As a career coach, I see many job-hunting clients stressing out about their resumes. They tinker over the perfect LinkedIn profile, and spend hours drafting email introductions to be sent to prospective employers. Having once been on the recruiting side of things, though, I can tell you that finding a job has less to do with the perfect resume or LinkedIn profile, and more to do with making a real connection with the people in your extended network.
Yes: a real connection. Sure, we are all wired to the digital space that can connect us to anyone at anytime, but that virtual connection just isn’t going to cut it when it comes to changing or transitioning your career. There is really one thing that can help you get your next job, Dorothy, and you’ve had it all along: a conversation.
I learned about the power of conversation during my own transitional career period last year. After a successful career change into full-time coaching and consulting, I found myself cruising along with a host of clients, a shiny new master’s from Columbia, a brand new nonprofit girls leadership organization growing faster than I could keep up with, and a ton of positive quotes from Instagram in my back pocket. I was going to be the no-nonsense warrior goddess of the entrepreneur world and do it differently than everyone else.
Then BAM! An unexpected turn of events left me missing a chunk of my income. It was nothing dramatic — a project was killed that affected myself and two other service providers — but I decided that maybe full-time entrepreneurship wasn’t my bag. As a contract recruiter, I knew the ins and outs of LinkedIn, Indeed, and the like, so I thought I was going to become the job application ninja and land myself a good old 9 to 5-er.
Two hundred job applications later, I thought to myself, “But wait, I haven't actually applied to a traditional job since 1998.” Every other job I’d had I created in (aha!) a conversation.

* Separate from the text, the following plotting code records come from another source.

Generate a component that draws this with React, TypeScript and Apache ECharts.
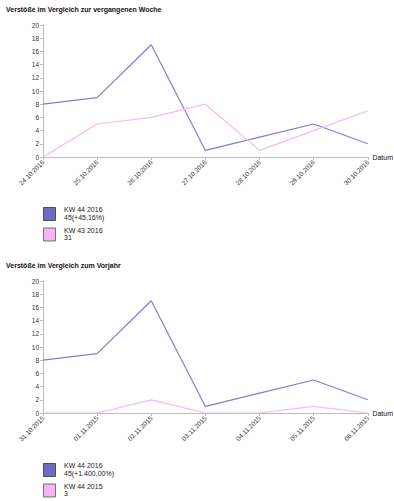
import React, { useEffect, useRef } from "react";
import * as echarts from "echarts";

const titles = ["Verstöße im Vergleich zur vergangenen Woche", "Verstöße im Vergleich zum Vorjahr"];
const dates1 = ["24.10.2016", "25.10.2016", "26.10.2016", "27.10.2016", "28.10.2016", "29.10.2016", "30.10.2016"];
const dates2 = ["31.10.2015", "01.11.2015", "02.11.2015", "03.11.2015", "04.11.2015", "05.11.2015", "06.11.2015"];
const current = [8, 9, 17, 1, 3, 5, 2];
const prevWeek = [0, 5, 6, 8, 1, 4, 7];
const prevYear = [0, 0, 2, 0, 0, 1, 0];
const names1 = ["KW 44 2016", "KW 43 2016"];
const names2 = ["KW 44 2016", "KW 44 2015"];

const BLUE = "#7f7fd0";
const PINK = "#f7b8f5";
const BLUE_BOX = "#6b6bc2";
const PINK_BOX = "#f5b5f3";
const FONT = "Liberation Sans";

const sum = (a: number[]) => a.reduce((s, v) => s + v, 0);
const pct = (a: number, b: number) =>
  ((a - b) / b * 100).toLocaleString("de-DE", { minimumFractionDigits: 2, maximumFractionDigits: 2 });

export default function App() {
  const ref = useRef<HTMLDivElement>(null);
  useEffect(() => {
    const chart = echarts.init(ref.current!, undefined, { renderer: "svg" });
    const tops = [25, 281];
    const legendTops = [207, 463];
    const cats = [dates1, dates2];
    const names = [names1, names2];
    const others = [prevWeek, prevYear];
    const grids = tops.map((t) => ({ left: 43, width: 330, top: t, height: 132 }));
    const xAxis = cats.map((c, i) => ({
      type: "category",
      gridIndex: i,
      data: c,
      boundaryGap: false,
      name: "Datum",
      nameGap: 2,
      nameTextStyle: { fontSize: 7, color: "#111", fontFamily: FONT },
      axisLine: { lineStyle: { color: "#bbb" } },
      axisTick: { show: true, length: 3, lineStyle: { color: "#bbb" } },
      axisLabel: { rotate: 45, fontSize: 6.5, color: "#333", fontFamily: FONT, margin: 4, interval: 0 },
    }));
    const yAxis = cats.map((_, i) => ({
      type: "value",
      gridIndex: i,
      min: 0,
      max: 20,
      interval: 2,
      axisLine: { show: true, lineStyle: { color: "#bbb" } },
      axisTick: { show: true, length: 3, lineStyle: { color: "#bbb" } },
      splitLine: { show: false },
      axisLabel: { fontSize: 6.5, color: "#333", fontFamily: FONT, margin: 4 },
    }));
    const series: any[] = [];
    [0, 1].forEach((i) => {
      series.push({
        type: "line", name: names[i][0], xAxisIndex: i, yAxisIndex: i, data: current,
        symbol: "none", lineStyle: { color: BLUE, width: 1.2 }, itemStyle: { color: BLUE_BOX },
      });
      series.push({
        type: "line", name: names[i][1], xAxisIndex: i, yAxisIndex: i, data: others[i],
        symbol: "none", lineStyle: { color: PINK, width: 1.2 }, itemStyle: { color: PINK_BOX },
      });
    });
    const graphic: any[] = [];
    [0, 1].forEach((i) => {
      const cur = sum(current);
      const oth = sum(others[i]);
      const items = [
        { fill: BLUE_BOX, stroke: "#333", text: `${names[i][0]}\n${cur}(+${pct(cur, oth)}%)` },
        { fill: PINK_BOX, stroke: "#555", text: `${names[i][1]}\n${oth}` },
      ];
      items.forEach((it, k) => {
        const y = legendTops[i] + k * 20.5;
        graphic.push({
          type: "rect",
          shape: { x: 43.5, y: y + 0.5, width: 12, height: 13 },
          style: { fill: it.fill, stroke: it.stroke, lineWidth: 0.8 },
        });
        graphic.push({
          type: "text",
          x: 64,
          y: y - 1,
          style: { text: it.text, fontSize: 7, lineHeight: 7.5, fill: "#222", fontFamily: FONT },
        });
      });
    });
    chart.setOption({
      animation: false,
      title: titles.map((t, i) => ({
        text: t,
        left: 1,
        top: i === 0 ? 1 : 257,
        textStyle: { fontSize: 7, fontWeight: "bold", color: "#111", fontFamily: FONT },
      })),
      grid: grids,
      xAxis,
      yAxis,
      series,
      graphic,
    });
    return () => chart.dispose();
  }, []);
  return <div ref={ref} style={{ position: "fixed", left: 0, top: 0, width: 394, height: 501, background: "#fff" }} />;
}
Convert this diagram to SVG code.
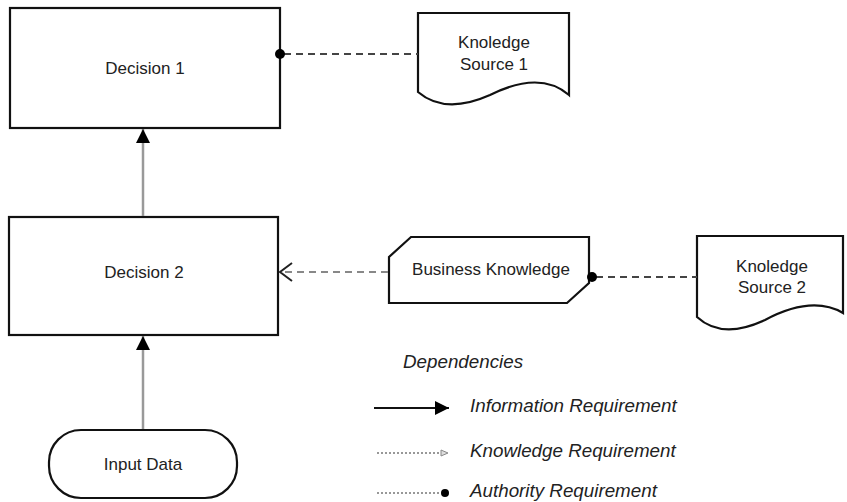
<svg xmlns="http://www.w3.org/2000/svg" width="847" height="502" viewBox="0 0 847 502">
  <style>
    .shape { fill: #ffffff; stroke: #111111; stroke-width: 2.2; stroke-linejoin: miter; }
    .label { font-family: "Liberation Sans", Arial, sans-serif; font-size: 17px; fill: #222222; text-anchor: middle; }
    .legend { font-family: "Liberation Sans", Arial, sans-serif; font-size: 18.8px; font-style: italic; fill: #222222; }
    .info { stroke: #999999; stroke-width: 2.5; fill: none; }
    .knowledge { stroke: #888888; stroke-width: 2; stroke-dasharray: 7 5; fill: none; }
    .authority { stroke: #444444; stroke-width: 2.2; stroke-dasharray: 7 5; fill: none; }
    .dotted { stroke: #777777; stroke-width: 1.5; stroke-dasharray: 2 2; fill: none; }
  </style>
  <defs>
    <marker id="solidHead" viewBox="0 0 14 14" refX="14" refY="7" markerWidth="14" markerHeight="14" markerUnits="userSpaceOnUse" orient="auto">
      <path d="M0,0 L14,7 L0,14 Z" fill="#000000"/>
    </marker>
    <marker id="openHead" viewBox="0 0 14 20" refX="13" refY="10" markerWidth="14" markerHeight="20" markerUnits="userSpaceOnUse" orient="auto">
      <path d="M1,1 L13,10 L1,19" fill="none" stroke="#222222" stroke-width="2"/>
    </marker>
  </defs>

  <g id="decision1">
    <rect class="shape" x="10" y="8" width="270" height="120"/>
    <text class="label" x="145" y="74">Decision 1</text>
  </g>

  <g id="decision2">
    <rect class="shape" x="9" y="217" width="269" height="118"/>
    <text class="label" x="144" y="278">Decision 2</text>
  </g>

  <g id="inputData">
    <rect class="shape" x="49" y="430" width="188" height="68" rx="32" ry="32"/>
    <text class="label" x="143" y="470">Input Data</text>
  </g>

  <g id="businessKnowledge">
    <path class="shape" d="M411,237 H589 V283 L567,303 H389 V257 Z"/>
    <text class="label" x="491" y="275">Business Knowledge</text>
  </g>

  <g id="knowledgeSource1">
    <path class="shape" d="M418,13 H569 V95 Q540,70 490,95 Q445,115 418,92 Z"/>
    <text class="label" x="494" y="48">Knoledge</text>
    <text class="label" x="494" y="70">Source 1</text>
  </g>

  <g id="knowledgeSource2">
    <path class="shape" d="M697,236 H843 V313 Q812,295 765,320 Q722,340 697,317 Z"/>
    <text class="label" x="772" y="272">Knoledge</text>
    <text class="label" x="772" y="293">Source 2</text>
  </g>

  <!-- dependencies, drawn over the node outlines -->
  <g id="connectors">
    <!-- information requirements -->
    <line class="info" x1="143" y1="216" x2="143" y2="129" marker-end="url(#solidHead)"/>
    <line class="info" x1="143" y1="429" x2="143" y2="336" marker-end="url(#solidHead)"/>
    <!-- knowledge requirement -->
    <line class="knowledge" x1="388" y1="272" x2="280" y2="272" marker-end="url(#openHead)"/>
    <!-- authority requirements -->
    <line class="authority" x1="284" y1="54" x2="418" y2="54"/>
    <circle cx="280" cy="54" r="5" fill="#000000"/>
    <line class="authority" x1="596" y1="277" x2="697" y2="277"/>
    <circle cx="592" cy="277" r="5" fill="#000000"/>
  </g>

  <g id="legend">
    <text class="legend" x="403" y="368">Dependencies</text>
    <line x1="374" y1="408" x2="449" y2="408" stroke="#111111" stroke-width="1.8" marker-end="url(#solidHead)"/>
    <text class="legend" x="470" y="412">Information Requirement</text>
    <line class="dotted" x1="377" y1="453" x2="440" y2="453"/>
    <path d="M441,450 L448,453 L441,456 Z" fill="#dddddd" stroke="#888888" stroke-width="1"/>
    <text class="legend" x="470" y="457">Knowledge Requirement</text>
    <line class="dotted" x1="377" y1="493" x2="441" y2="493"/>
    <circle cx="445" cy="493" r="4" fill="#000000"/>
    <text class="legend" x="470" y="497">Authority Requirement</text>
  </g>
</svg>
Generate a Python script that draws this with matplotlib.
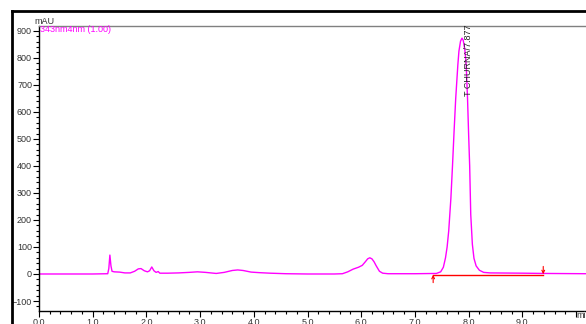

Having conversations with people in your extended network will not only help you discover jobs that are out there, but will give employers the opportunity to create jobs around your specific skills. Whether you are looking for a new job, planning to leave one you hate, or looking to create something totally different, here are a few quick ways to get ready to converse:
- What the heck do you do? Learn how to say it in three sentences.
- Get out a notebook (or a phone if you’re a digital maven) and make two lists: people who can help you directly, and people who can help you indirectly because they know a lot of the right people.
- Schedule yourself time blocks for reaching out, and then pick up the phone and start dialing! When you call someone nowadays they tend to think someone is dying, so they just might pick up. Flash back to 1993 when you had to actually use your phone for talking, and learn to love it.
- Track everything. I know this is annoying, but do it. Where did you leave off with people? Did you get a specific result? Do you need to follow up? Don’t have conversations that go into an abyss; track conversations until they produce action.
- Go on LinkedIn to see what your people are up to. Who can help you? Who do they know? LinkedIn is actually your No. 2 secret weapon!
- Start endorsing people on LinkedIn! This gets people noticing your profile and seeing if you are someone that they might want to work with. I became an endorsing fool, and it landed me a 30-minute segment on a cable TV show that gave me some serious media footage gratis.
- The last one is hard: Accept this will be a process of trial and error. One person may provide nothing more than a friendly conversation, but another may provide the one conversation that makes a difference. All you really need is one.
Through these conversations, I have kept up my streak of creating jobs for myself. Do I have my conversations panned out? Absolutely. I’m not special. I’m as human and freaked out by this job stuff as you.
Changing or transitioning your career in 2015 is no joke, and requires you to get out there and talk to people. Use your secret weapon — that voice you’ve been hiding for so long — and start your conversations now.